As shown in this part of codes, once users set the data_info, the loss module will receive a dictionary containing all of the necessary data and modules, which is provided by the MODELS in the training procedure. If this dictionary is given as a non-keyword argument, it should be offered as the first argument. If you are using a keyword argument, please name it as outputs_dict.

To build the computational graph, the generative models have to provide a dictionary containing all kinds of data. Having a close look at any generative model, you will find that we collect all kinds of features and modules into a dictionary. The following codes are from our ProgressiveGrowingGAN:

    def train_step(self,
                   data_batch,
                   optimizer,
                   ddp_reducer=None,
                   running_status=None)
        # ...

        # get data dict to compute losses for disc
        data_dict_ = dict(
            iteration=curr_iter,
            gen=self.generator,
            disc=self.discriminator,
            disc_pred_fake=disc_pred_fake,
            disc_pred_real=disc_pred_real,
            fake_imgs=fake_imgs,
            real_imgs=real_imgs,
            curr_scale=self.curr_scale[0],
            transition_weight=transition_weight,
            gen_partial=partial(
                self.generator,
                curr_scale=self.curr_scale[0],
                transition_weight=transition_weight),
            disc_partial=partial(
                self.discriminator,
                curr_scale=self.curr_scale[0],
                transition_weight=transition_weight))

        loss_disc, log_vars_disc = self._get_disc_loss(data_dict_)

        # ...

Here, the _get_disc_loss defined in BaseGAN will help to combine all kinds of losses automatically.

    def _get_disc_loss(self, outputs_dict):
        # Construct losses dict. If you hope some items to be included in the
        # computational graph, you have to add 'loss' in its name. Otherwise,
        # items without 'loss' in their name will just be used to print
        # information.
        losses_dict = {}
        # gan loss
        losses_dict['loss_disc_fake'] = self.gan_loss(
            outputs_dict['disc_pred_fake'], target_is_real=False, is_disc=True)
        losses_dict['loss_disc_real'] = self.gan_loss(
            outputs_dict['disc_pred_real'], target_is_real=True, is_disc=True)
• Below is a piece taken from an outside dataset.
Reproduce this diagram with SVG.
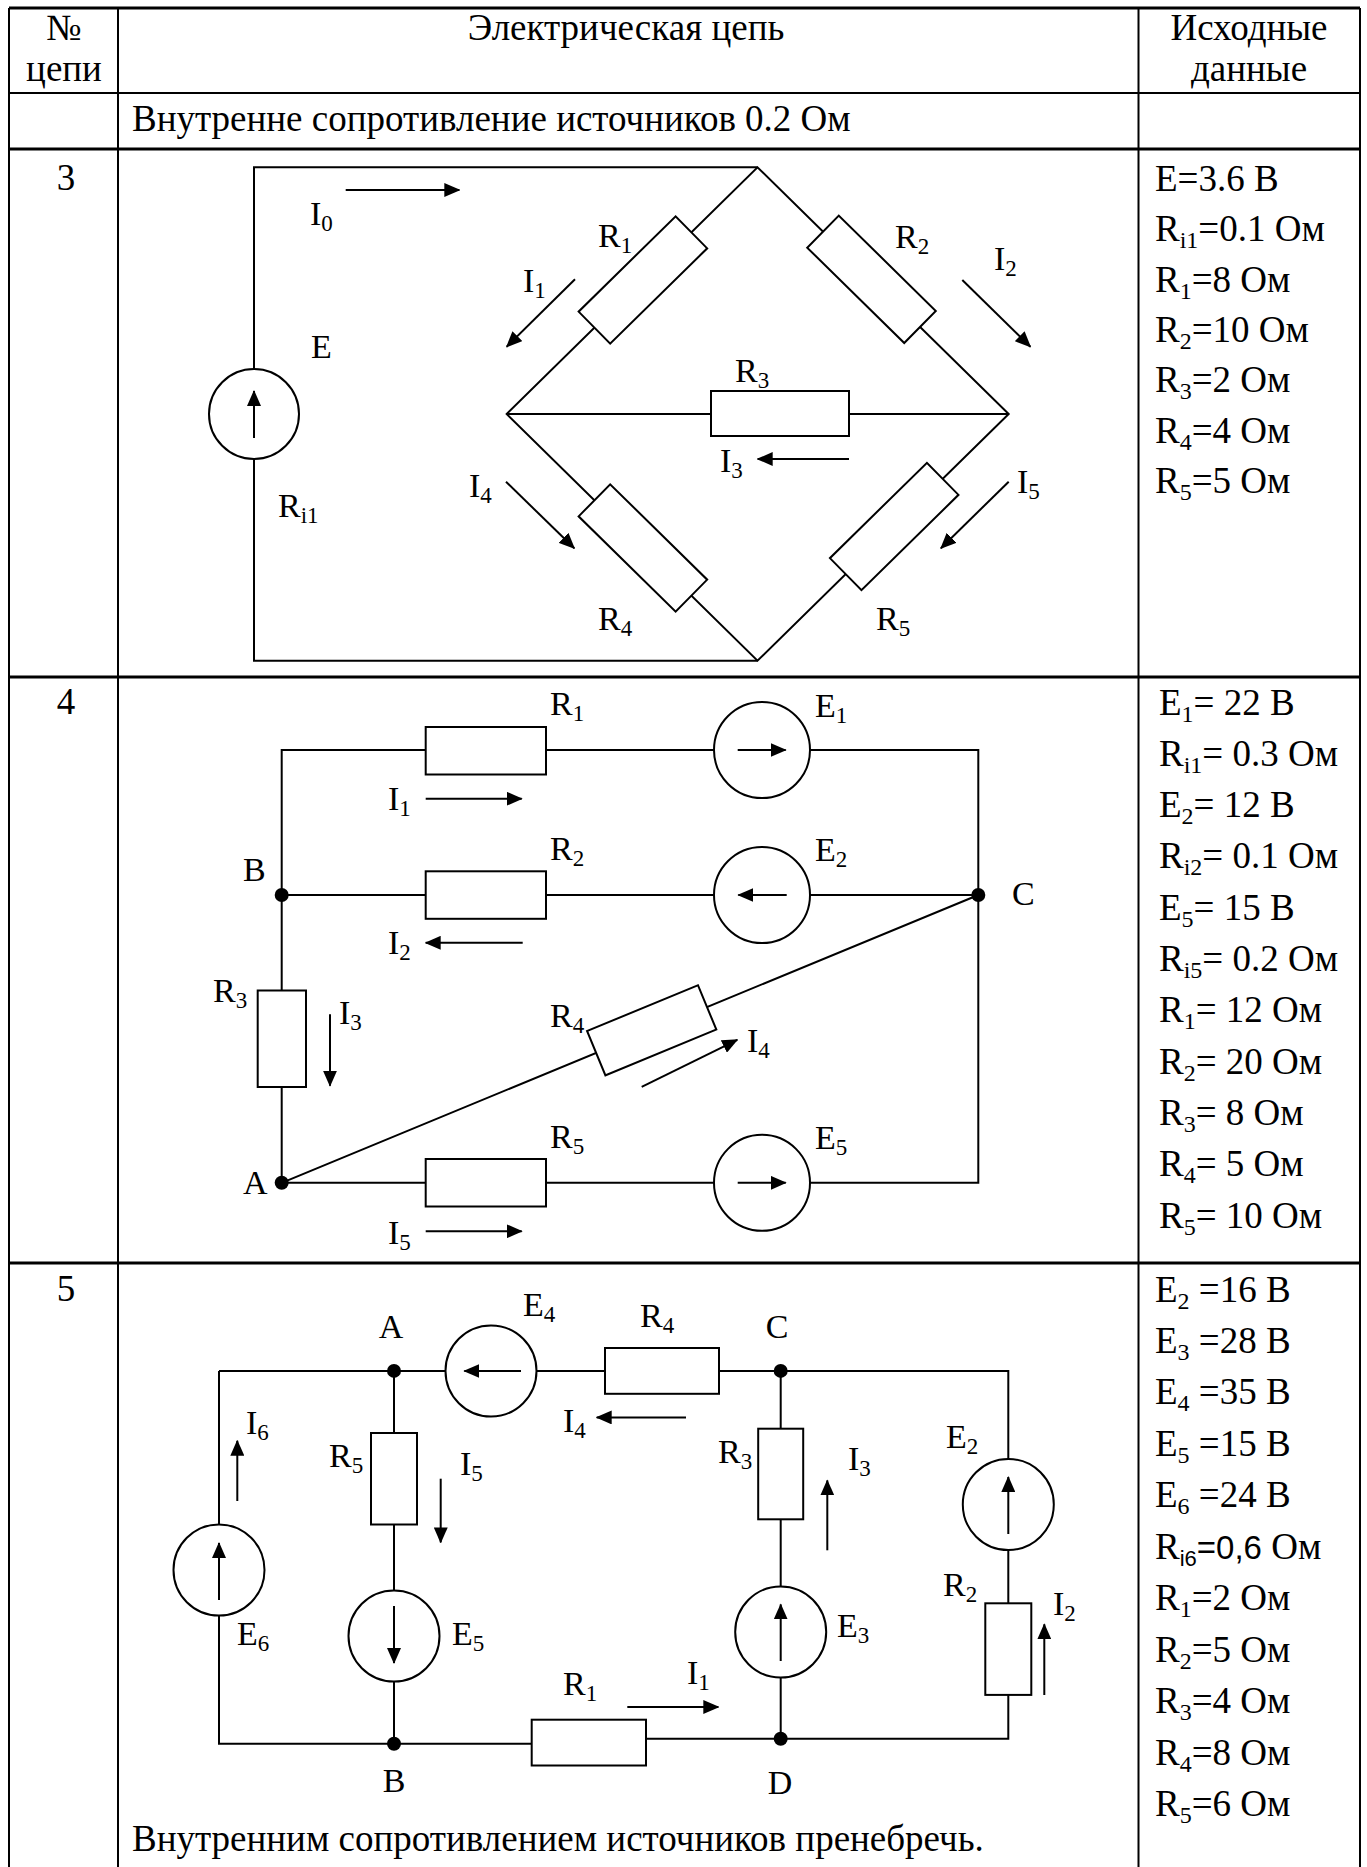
<svg xmlns="http://www.w3.org/2000/svg" width="1367" height="1867" viewBox="0 0 1367 1867">
<defs>
<style>
.w{fill:none;stroke:#000;stroke-width:2}
.tb{fill:none;stroke:#000;stroke-width:2}
.tk{stroke-width:3}
.r{fill:#fff;stroke:#000;stroke-width:2}
.a{fill:none;stroke:#000;stroke-width:2;marker-end:url(#ah)}
.d{fill:#000}
text{font-family:"Liberation Serif","Times New Roman",serif;fill:#000}
.tx{font-size:37px}
.lb{font-size:34px}
.s{font-size:23px}
.s2{font-size:24px}
.m{text-anchor:middle}
.sans{font-family:"Liberation Sans",Arial,sans-serif;font-size:33px}
.ss{font-family:"Liberation Sans",Arial,sans-serif;font-size:22px}
</style>
<marker id="ah" viewBox="0 0 16 14" refX="15" refY="7" markerWidth="16" markerHeight="14" markerUnits="userSpaceOnUse" orient="auto"><path d="M0,0 L16,7 L0,14 Z" fill="#000"/></marker>
</defs>
<rect width="1367" height="1867" fill="#fff"/>

<g id="table">
<path class="tb" d="M9,8 V1867 M118,8 V1867 M1138.5,8 V1867 M1360,8 V1867"/>
<path class="tb tk" d="M9,8 H1360 M9,149 H1360 M9,677 H1360 M9,1263 H1360"/>
<path class="tb" d="M9,93 H1360"/>
<text class="tx m" x="64" y="40">№</text>
<text class="tx m" x="64" y="81">цепи</text>
<text class="tx m" x="626" y="40">Электрическая цепь</text>
<text class="tx m" x="1249" y="40">Исходные</text>
<text class="tx m" x="1249" y="81">данные</text>
<text class="tx" x="132" y="131">Внутренне сопротивление источников 0.2 Ом</text>
<text class="tx m" x="66" y="190">3</text>
<text class="tx m" x="66" y="714">4</text>
<text class="tx m" x="66" y="1301">5</text>
<text class="tx" x="132" y="1851">Внутренним сопротивлением источников пренебречь.</text>
</g>

<g id="data3">
<text class="tx" x="1155" y="190.6">E=3.6 В</text>
<text class="tx" x="1155" y="241">R<tspan class="s2" dy="7">i1</tspan><tspan dy="-7">=0.1 Ом</tspan></text>
<text class="tx" x="1155" y="291.5">R<tspan class="s2" dy="7">1</tspan><tspan dy="-7">=8 Ом</tspan></text>
<text class="tx" x="1155" y="342">R<tspan class="s2" dy="7">2</tspan><tspan dy="-7">=10 Ом</tspan></text>
<text class="tx" x="1155" y="392.4">R<tspan class="s2" dy="7">3</tspan><tspan dy="-7">=2 Ом</tspan></text>
<text class="tx" x="1155" y="442.9">R<tspan class="s2" dy="7">4</tspan><tspan dy="-7">=4 Ом</tspan></text>
<text class="tx" x="1155" y="493.3">R<tspan class="s2" dy="7">5</tspan><tspan dy="-7">=5 Ом</tspan></text>
</g>
<g id="data4">
<text class="tx" x="1159" y="714.5">E<tspan class="s2" dy="7">1</tspan><tspan dy="-7">= 22 В</tspan></text>
<text class="tx" x="1159" y="765.8">R<tspan class="s2" dy="7">i1</tspan><tspan dy="-7">= 0.3 Ом</tspan></text>
<text class="tx" x="1159" y="817.1">E<tspan class="s2" dy="7">2</tspan><tspan dy="-7">= 12 В</tspan></text>
<text class="tx" x="1159" y="868.4">R<tspan class="s2" dy="7">i2</tspan><tspan dy="-7">= 0.1 Ом</tspan></text>
<text class="tx" x="1159" y="919.7">E<tspan class="s2" dy="7">5</tspan><tspan dy="-7">= 15 В</tspan></text>
<text class="tx" x="1159" y="971">R<tspan class="s2" dy="7">i5</tspan><tspan dy="-7">= 0.2 Ом</tspan></text>
<text class="tx" x="1159" y="1022.3">R<tspan class="s2" dy="7">1</tspan><tspan dy="-7">= 12 Ом</tspan></text>
<text class="tx" x="1159" y="1073.6">R<tspan class="s2" dy="7">2</tspan><tspan dy="-7">= 20 Ом</tspan></text>
<text class="tx" x="1159" y="1124.9">R<tspan class="s2" dy="7">3</tspan><tspan dy="-7">= 8 Ом</tspan></text>
<text class="tx" x="1159" y="1176.2">R<tspan class="s2" dy="7">4</tspan><tspan dy="-7">= 5 Ом</tspan></text>
<text class="tx" x="1159" y="1227.5">R<tspan class="s2" dy="7">5</tspan><tspan dy="-7">= 10 Ом</tspan></text>
</g>
<g id="data5">
<text class="tx" x="1155" y="1301.5">E<tspan class="s2" dy="7">2</tspan><tspan dy="-7"> =16 В</tspan></text>
<text class="tx" x="1155" y="1353">E<tspan class="s2" dy="7">3</tspan><tspan dy="-7"> =28 В</tspan></text>
<text class="tx" x="1155" y="1404.4">E<tspan class="s2" dy="7">4</tspan><tspan dy="-7"> =35 В</tspan></text>
<text class="tx" x="1155" y="1455.9">E<tspan class="s2" dy="7">5</tspan><tspan dy="-7"> =15 В</tspan></text>
<text class="tx" x="1155" y="1507.3">E<tspan class="s2" dy="7">6</tspan><tspan dy="-7"> =24 В</tspan></text>
<text class="tx" x="1155" y="1558.8">R<tspan class="ss" dy="7">i6</tspan><tspan class="sans" dy="-7">=0,6</tspan> Ом</text>
<text class="tx" x="1155" y="1610.2">R<tspan class="s2" dy="7">1</tspan><tspan dy="-7">=2 Ом</tspan></text>
<text class="tx" x="1155" y="1661.7">R<tspan class="s2" dy="7">2</tspan><tspan dy="-7">=5 Ом</tspan></text>
<text class="tx" x="1155" y="1713.1">R<tspan class="s2" dy="7">3</tspan><tspan dy="-7">=4 Ом</tspan></text>
<text class="tx" x="1155" y="1764.6">R<tspan class="s2" dy="7">4</tspan><tspan dy="-7">=8 Ом</tspan></text>
<text class="tx" x="1155" y="1816">R<tspan class="s2" dy="7">5</tspan><tspan dy="-7">=6 Ом</tspan></text>
</g>

<g id="connectors">
<path class="w" d="M254,369 V167.3 H757.5 M254,459 V660.7 H757.5"/>
<path class="w" d="M506.7,414 L757.5,167.3 L1008.7,414 L757.5,660.7 Z M506.7,414 H1008.7"/>
<path class="w" d="M281.7,750 H978.3 V1182.8 H281.7 Z M281.7,895 H978.3 M281.7,1182.8 L978.3,895"/>
<path class="w" d="M219,1370.9 H1008.3 V1738.7 H646 M219,1370.9 V1743.8 H531.7 M394,1370.9 V1743.8 M780.7,1370.9 V1738.7"/>
</g>

<g id="c3-E"><circle class="r" cx="254" cy="414" r="45"/><line class="a" x1="254" y1="438" x2="254" y2="391"/><text class="lb" x="311" y="358">E</text><text class="lb" x="278" y="517">R<tspan class="s" dy="6">i1</tspan></text></g>
<g id="c3-R1"><rect class="r" x="-68" y="-22.5" width="136" height="45" transform="translate(642.9 280) rotate(-44.5)"/><text class="lb" x="598" y="247">R<tspan class="s" dy="6">1</tspan></text></g>
<g id="c3-R2"><rect class="r" x="-68" y="-22.5" width="136" height="45" transform="translate(871.5 279.3) rotate(44.5)"/><text class="lb" x="895" y="248">R<tspan class="s" dy="6">2</tspan></text></g>
<g id="c3-R3"><rect class="r" x="711" y="391" width="138" height="45"/><text class="lb" x="735" y="382">R<tspan class="s" dy="6">3</tspan></text></g>
<g id="c3-R4"><rect class="r" x="-68" y="-22.5" width="136" height="45" transform="translate(642.9 548) rotate(44.5)"/><text class="lb" x="598" y="630">R<tspan class="s" dy="6">4</tspan></text></g>
<g id="c3-R5"><rect class="r" x="-68" y="-22.5" width="136" height="45" transform="translate(894.2 526.5) rotate(-44.5)"/><text class="lb" x="876" y="630">R<tspan class="s" dy="6">5</tspan></text></g>
<g id="c3-currents">
<line class="a" x1="345.7" y1="190" x2="459.3" y2="190"/><text class="lb" x="310" y="225">I<tspan class="s" dy="6">0</tspan></text>
<line class="a" x1="575" y1="279.3" x2="506.7" y2="346.7"/><text class="lb" x="523" y="292">I<tspan class="s" dy="6">1</tspan></text>
<line class="a" x1="962.3" y1="280" x2="1030.4" y2="346.7"/><text class="lb" x="994" y="270">I<tspan class="s" dy="6">2</tspan></text>
<line class="a" x1="849" y1="459" x2="757.7" y2="459"/><text class="lb" x="720" y="472">I<tspan class="s" dy="6">3</tspan></text>
<line class="a" x1="506" y1="481.7" x2="574.3" y2="548.3"/><text class="lb" x="469" y="497">I<tspan class="s" dy="6">4</tspan></text>
<line class="a" x1="1008.7" y1="481.7" x2="940.9" y2="548.3"/><text class="lb" x="1017" y="493">I<tspan class="s" dy="6">5</tspan></text>
</g>

<g id="c4-R1"><rect class="r" x="425.7" y="727" width="120.3" height="47.5"/><text class="lb" x="550" y="715">R<tspan class="s" dy="6">1</tspan></text></g>
<g id="c4-E1"><circle class="r" cx="762" cy="750" r="48"/><line class="a" x1="737.7" y1="750" x2="785.7" y2="750"/><text class="lb" x="815" y="717">E<tspan class="s" dy="6">1</tspan></text></g>
<g id="c4-R2"><rect class="r" x="425.7" y="871.3" width="120.3" height="47.5"/><text class="lb" x="550" y="860">R<tspan class="s" dy="6">2</tspan></text></g>
<g id="c4-E2"><circle class="r" cx="762" cy="895" r="48"/><line class="a" x1="786.7" y1="895" x2="738.3" y2="895"/><text class="lb" x="815" y="861">E<tspan class="s" dy="6">2</tspan></text></g>
<g id="c4-R3"><rect class="r" x="257.7" y="990.5" width="48.3" height="96.5"/><text class="lb" x="213" y="1002">R<tspan class="s" dy="6">3</tspan></text></g>
<g id="c4-R4"><rect class="r" x="-60" y="-24" width="120" height="48" transform="translate(651.7 1030.3) rotate(-22.45)"/><text class="lb" x="550" y="1027">R<tspan class="s" dy="6">4</tspan></text></g>
<g id="c4-R5"><rect class="r" x="425.7" y="1159" width="120.3" height="47.5"/><text class="lb" x="550" y="1148">R<tspan class="s" dy="6">5</tspan></text></g>
<g id="c4-E5"><circle class="r" cx="762" cy="1182.8" r="48"/><line class="a" x1="737.7" y1="1182.8" x2="785.7" y2="1182.8"/><text class="lb" x="815" y="1149">E<tspan class="s" dy="6">5</tspan></text></g>
<g id="c4-B"><circle class="d" cx="281.7" cy="895" r="7"/><text class="lb" x="243" y="881">B</text></g>
<g id="c4-C"><circle class="d" cx="978.3" cy="895" r="7"/><text class="lb" x="1012" y="905">C</text></g>
<g id="c4-A"><circle class="d" cx="281.7" cy="1182.8" r="7"/><text class="lb" x="243" y="1194">A</text></g>
<g id="c4-currents">
<line class="a" x1="425.7" y1="798.7" x2="521.7" y2="798.7"/><text class="lb" x="388" y="810">I<tspan class="s" dy="6">1</tspan></text>
<line class="a" x1="522.7" y1="942.8" x2="425.7" y2="942.8"/><text class="lb" x="388" y="954">I<tspan class="s" dy="6">2</tspan></text>
<line class="a" x1="330" y1="1014.2" x2="330" y2="1085.7"/><text class="lb" x="339" y="1024">I<tspan class="s" dy="6">3</tspan></text>
<line class="a" x1="641.7" y1="1086.9" x2="737.3" y2="1039.8"/><text class="lb" x="747" y="1052">I<tspan class="s" dy="6">4</tspan></text>
<line class="a" x1="425.7" y1="1231.3" x2="521.7" y2="1231.3"/><text class="lb" x="388" y="1244">I<tspan class="s" dy="6">5</tspan></text>
</g>

<g id="c5-E4"><circle class="r" cx="491" cy="1371" r="45.5"/><line class="a" x1="521" y1="1371" x2="464.3" y2="1371"/><text class="lb" x="523" y="1316">E<tspan class="s" dy="6">4</tspan></text></g>
<g id="c5-R4"><rect class="r" x="605" y="1348" width="114" height="45.8"/><text class="lb" x="640" y="1327">R<tspan class="s" dy="6">4</tspan></text></g>
<g id="c5-E6"><circle class="r" cx="219" cy="1570" r="45.5"/><line class="a" x1="219" y1="1600" x2="219" y2="1543"/><text class="lb" x="237" y="1645">E<tspan class="s" dy="6">6</tspan></text></g>
<g id="c5-R5"><rect class="r" x="371" y="1433" width="46" height="91.5"/><text class="lb" x="329" y="1467">R<tspan class="s" dy="6">5</tspan></text></g>
<g id="c5-E5"><circle class="r" cx="394" cy="1636" r="45.5"/><line class="a" x1="394" y1="1606" x2="394" y2="1663"/><text class="lb" x="452" y="1645">E<tspan class="s" dy="6">5</tspan></text></g>
<g id="c5-R1"><rect class="r" x="531.7" y="1719.7" width="114.3" height="45.8"/><text class="lb" x="563" y="1695">R<tspan class="s" dy="6">1</tspan></text></g>
<g id="c5-R3"><rect class="r" x="758.2" y="1428.7" width="45" height="90.6"/><text class="lb" x="718" y="1463">R<tspan class="s" dy="6">3</tspan></text></g>
<g id="c5-E3"><circle class="r" cx="780.7" cy="1632" r="45.5"/><line class="a" x1="780.7" y1="1661" x2="780.7" y2="1604.4"/><text class="lb" x="837" y="1637">E<tspan class="s" dy="6">3</tspan></text></g>
<g id="c5-E2"><circle class="r" cx="1008.3" cy="1504.5" r="45.5"/><line class="a" x1="1008.3" y1="1534" x2="1008.3" y2="1477"/><text class="lb" x="946" y="1448">E<tspan class="s" dy="6">2</tspan></text></g>
<g id="c5-R2"><rect class="r" x="985.3" y="1603.3" width="46" height="91.6"/><text class="lb" x="943" y="1596">R<tspan class="s" dy="6">2</tspan></text></g>
<g id="c5-A"><circle class="d" cx="394" cy="1370.9" r="7"/><text class="lb m" x="391" y="1338">A</text></g>
<g id="c5-C"><circle class="d" cx="780.7" cy="1370.9" r="7"/><text class="lb m" x="777" y="1338">C</text></g>
<g id="c5-B"><circle class="d" cx="394" cy="1743.8" r="7"/><text class="lb m" x="394" y="1792">B</text></g>
<g id="c5-D"><circle class="d" cx="780.7" cy="1738.7" r="7"/><text class="lb m" x="780" y="1794">D</text></g>
<g id="c5-currents">
<line class="a" x1="686" y1="1417.4" x2="596.7" y2="1417.4"/><text class="lb" x="563" y="1432">I<tspan class="s" dy="6">4</tspan></text>
<line class="a" x1="237.3" y1="1501" x2="237.3" y2="1440.8"/><text class="lb" x="246" y="1434">I<tspan class="s" dy="6">6</tspan></text>
<line class="a" x1="440.7" y1="1478.7" x2="440.7" y2="1542.4"/><text class="lb" x="460" y="1475">I<tspan class="s" dy="6">5</tspan></text>
<line class="a" x1="627.3" y1="1707" x2="718.3" y2="1707"/><text class="lb" x="687" y="1684">I<tspan class="s" dy="6">1</tspan></text>
<line class="a" x1="827.3" y1="1550.3" x2="827.3" y2="1480.4"/><text class="lb" x="848" y="1470">I<tspan class="s" dy="6">3</tspan></text>
<line class="a" x1="1044.3" y1="1695" x2="1044.3" y2="1624.3"/><text class="lb" x="1053" y="1615">I<tspan class="s" dy="6">2</tspan></text>
</g>
</svg>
        # disc auxiliary loss
        if self.with_disc_auxiliary_loss:
            for loss_module in self.disc_auxiliary_losses:
                loss_ = loss_module(outputs_dict)
                if loss_ is None:
                    continue

                # the `loss_name()` function return name as 'loss_xxx'
                if loss_module.loss_name() in losses_dict:
                    losses_dict[loss_module.loss_name(
                    )] = losses_dict[loss_module.loss_name()] + loss_
                else:
                    losses_dict[loss_module.loss_name()] = loss_
        loss, log_var = self._parse_losses(losses_dict)

        return loss, log_var

Therefore, as long as users design the loss module with the same rules, any kind of loss can be inserted in the training of generative models, without other modifications in the code of models. What you only need to do is just defining the data_info in the config files.